An Old Relationship Renewed
It’s quite evident that the relationship between the world’s central banks and gold has been changing in recent years. Just fifteen years ago, many were selling gold reserves at rock-bottom prices, seeing no real value in maintaining such vast quantities in their reserves. Today these same countries are facing public outcry as the citizenry realizes, albeit too late, that the real sovereign wealth of their nation has been squandered by myopic monetary policies. Other central banks are aggressively increasing their gold reserves.
You, the Investor
As investors, we should take note. After a couple decades of shunning gold as a useless relic, banks are refixing their sights on the yellow metal for many reasons. Central to these is the reality that gold represents the world’s true money. Whether we’re attempting to diversify our portfolios or hedge against inflationary fiscal policy, true money is one of the few tangible monetary investments backed up by its own intrinsic value.
- Devaluation of fiat currencies highlights the importance of maintaining a sufficient gold stockpile
- Central banks are embracing policies of anywhere from 5% to 90% gold reserves. Carefully consider their reasons, and whether you are sufficiently diversified.
- At one time only a Tier 3 asset, as of the first of the year gold is regarded as a Tier 1 asset, meaning that it is assessed at 100% of its value.
- Banks now consider gold a 0%-risk asset. Expect demand to increase in light of gold’s growing status.
- Gold is considered a safeguard against volatility in financial markets.
- This is exemplified by its impressive gain following the debt crisis of 2008 (28.5% gain in the four months between November 4, 2008 and March 2, 2009).

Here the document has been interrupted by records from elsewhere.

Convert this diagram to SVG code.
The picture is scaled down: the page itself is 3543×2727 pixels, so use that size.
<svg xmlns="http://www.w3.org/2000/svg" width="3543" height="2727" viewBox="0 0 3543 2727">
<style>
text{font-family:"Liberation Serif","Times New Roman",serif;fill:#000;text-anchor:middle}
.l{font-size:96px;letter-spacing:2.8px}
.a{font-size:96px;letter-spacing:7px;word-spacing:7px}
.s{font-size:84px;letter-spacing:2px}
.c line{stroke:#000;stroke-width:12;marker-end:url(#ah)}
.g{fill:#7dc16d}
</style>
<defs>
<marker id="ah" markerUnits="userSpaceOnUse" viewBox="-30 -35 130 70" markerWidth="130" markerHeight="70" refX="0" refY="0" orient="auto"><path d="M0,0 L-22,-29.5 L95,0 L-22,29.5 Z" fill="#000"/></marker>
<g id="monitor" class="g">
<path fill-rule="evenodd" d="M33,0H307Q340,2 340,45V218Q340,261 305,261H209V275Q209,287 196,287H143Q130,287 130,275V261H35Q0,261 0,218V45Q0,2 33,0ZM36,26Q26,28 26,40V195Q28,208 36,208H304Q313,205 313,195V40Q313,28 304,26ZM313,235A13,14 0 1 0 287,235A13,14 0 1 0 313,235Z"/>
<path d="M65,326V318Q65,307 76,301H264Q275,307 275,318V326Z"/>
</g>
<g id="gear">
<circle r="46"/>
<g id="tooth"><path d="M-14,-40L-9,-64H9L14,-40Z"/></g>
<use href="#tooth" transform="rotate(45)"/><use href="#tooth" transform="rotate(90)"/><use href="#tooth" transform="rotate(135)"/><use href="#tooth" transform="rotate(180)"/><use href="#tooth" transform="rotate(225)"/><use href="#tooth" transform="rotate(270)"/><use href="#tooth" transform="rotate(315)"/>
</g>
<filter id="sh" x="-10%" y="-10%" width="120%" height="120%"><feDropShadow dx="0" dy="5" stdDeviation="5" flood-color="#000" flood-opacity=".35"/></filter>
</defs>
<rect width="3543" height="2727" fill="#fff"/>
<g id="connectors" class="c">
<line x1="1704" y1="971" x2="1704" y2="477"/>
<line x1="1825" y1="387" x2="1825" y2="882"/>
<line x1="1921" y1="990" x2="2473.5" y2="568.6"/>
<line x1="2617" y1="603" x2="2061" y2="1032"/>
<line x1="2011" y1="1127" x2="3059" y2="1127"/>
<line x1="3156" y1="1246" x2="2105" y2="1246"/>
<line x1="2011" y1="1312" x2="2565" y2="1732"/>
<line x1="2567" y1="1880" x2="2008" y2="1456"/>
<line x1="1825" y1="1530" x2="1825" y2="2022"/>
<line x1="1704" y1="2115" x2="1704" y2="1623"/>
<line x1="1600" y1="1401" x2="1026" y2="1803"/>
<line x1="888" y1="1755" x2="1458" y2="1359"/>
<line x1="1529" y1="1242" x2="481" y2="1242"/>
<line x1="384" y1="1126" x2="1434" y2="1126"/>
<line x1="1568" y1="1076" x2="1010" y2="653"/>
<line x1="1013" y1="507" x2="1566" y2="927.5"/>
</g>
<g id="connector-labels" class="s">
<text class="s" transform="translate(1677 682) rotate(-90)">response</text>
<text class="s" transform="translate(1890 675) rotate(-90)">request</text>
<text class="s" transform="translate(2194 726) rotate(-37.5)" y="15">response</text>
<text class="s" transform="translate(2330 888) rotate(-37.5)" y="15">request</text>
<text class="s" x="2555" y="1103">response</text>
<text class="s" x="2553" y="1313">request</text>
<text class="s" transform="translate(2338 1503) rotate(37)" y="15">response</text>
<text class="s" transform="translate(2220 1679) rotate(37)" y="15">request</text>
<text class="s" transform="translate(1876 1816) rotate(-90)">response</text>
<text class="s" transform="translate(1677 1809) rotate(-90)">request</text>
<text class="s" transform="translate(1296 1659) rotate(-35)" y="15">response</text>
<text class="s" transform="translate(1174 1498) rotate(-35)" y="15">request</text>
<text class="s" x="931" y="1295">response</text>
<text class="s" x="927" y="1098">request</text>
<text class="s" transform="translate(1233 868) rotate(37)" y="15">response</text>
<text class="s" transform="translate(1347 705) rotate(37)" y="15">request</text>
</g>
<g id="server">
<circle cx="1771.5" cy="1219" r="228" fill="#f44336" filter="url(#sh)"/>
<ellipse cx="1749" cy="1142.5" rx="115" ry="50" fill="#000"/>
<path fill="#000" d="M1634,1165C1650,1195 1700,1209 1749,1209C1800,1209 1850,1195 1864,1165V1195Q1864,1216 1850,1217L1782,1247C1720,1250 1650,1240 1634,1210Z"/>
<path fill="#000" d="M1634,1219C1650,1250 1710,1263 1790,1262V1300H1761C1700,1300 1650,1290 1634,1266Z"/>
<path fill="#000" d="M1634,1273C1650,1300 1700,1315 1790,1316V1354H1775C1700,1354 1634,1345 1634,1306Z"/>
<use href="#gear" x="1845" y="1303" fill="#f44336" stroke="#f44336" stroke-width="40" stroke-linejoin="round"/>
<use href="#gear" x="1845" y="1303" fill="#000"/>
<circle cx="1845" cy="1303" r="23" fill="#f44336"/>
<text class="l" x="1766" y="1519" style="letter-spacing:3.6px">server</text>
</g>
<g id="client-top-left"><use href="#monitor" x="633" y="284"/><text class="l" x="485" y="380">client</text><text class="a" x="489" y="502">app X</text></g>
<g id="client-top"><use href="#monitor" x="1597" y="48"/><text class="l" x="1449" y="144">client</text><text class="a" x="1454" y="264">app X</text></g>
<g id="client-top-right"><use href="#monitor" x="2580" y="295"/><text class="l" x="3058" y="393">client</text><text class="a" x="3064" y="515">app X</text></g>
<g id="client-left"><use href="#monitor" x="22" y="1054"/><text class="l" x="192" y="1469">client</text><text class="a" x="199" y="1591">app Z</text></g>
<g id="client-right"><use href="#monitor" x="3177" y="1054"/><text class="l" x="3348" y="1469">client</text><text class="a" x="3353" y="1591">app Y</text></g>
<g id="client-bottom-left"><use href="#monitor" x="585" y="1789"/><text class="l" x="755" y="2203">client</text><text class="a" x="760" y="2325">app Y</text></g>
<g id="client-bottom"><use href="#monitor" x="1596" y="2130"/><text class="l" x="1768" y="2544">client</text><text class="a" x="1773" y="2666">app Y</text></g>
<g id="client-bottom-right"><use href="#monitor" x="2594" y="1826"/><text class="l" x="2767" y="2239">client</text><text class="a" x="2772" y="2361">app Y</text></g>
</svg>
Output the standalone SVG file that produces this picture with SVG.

- Banks are pursuing international allocation to fit the needs of changing world monetary dynamics.
- Hard Assets Alliance has storage facilities for investors like us in the US, Zurich, London, Melbourne, and Singapore.
- Banks are proactively diversifying away from paper assets.
- With a SmartMetals™ account from Hard Assets Alliance, you’ll buy or sell fully allocated lots of gold, silver, platinum, or palladium – single coins to multi-ounce bars – instantly, online.
While banks certainly overexposed themselves, leading to the debt crisis of 2008, this was followed by reducing risk through the implementation of more stringent guidelines. When those “more stringent” and less risky guidelines perceive gold more favorably, we need to sit up and take notice. If bank confidence in gold is growing even as confidence in paper currency exposure wanes, we seriously need to ask ourselves which we’d rather be exposed to. Gold clearly offers a solid opportunity in diversity and stability.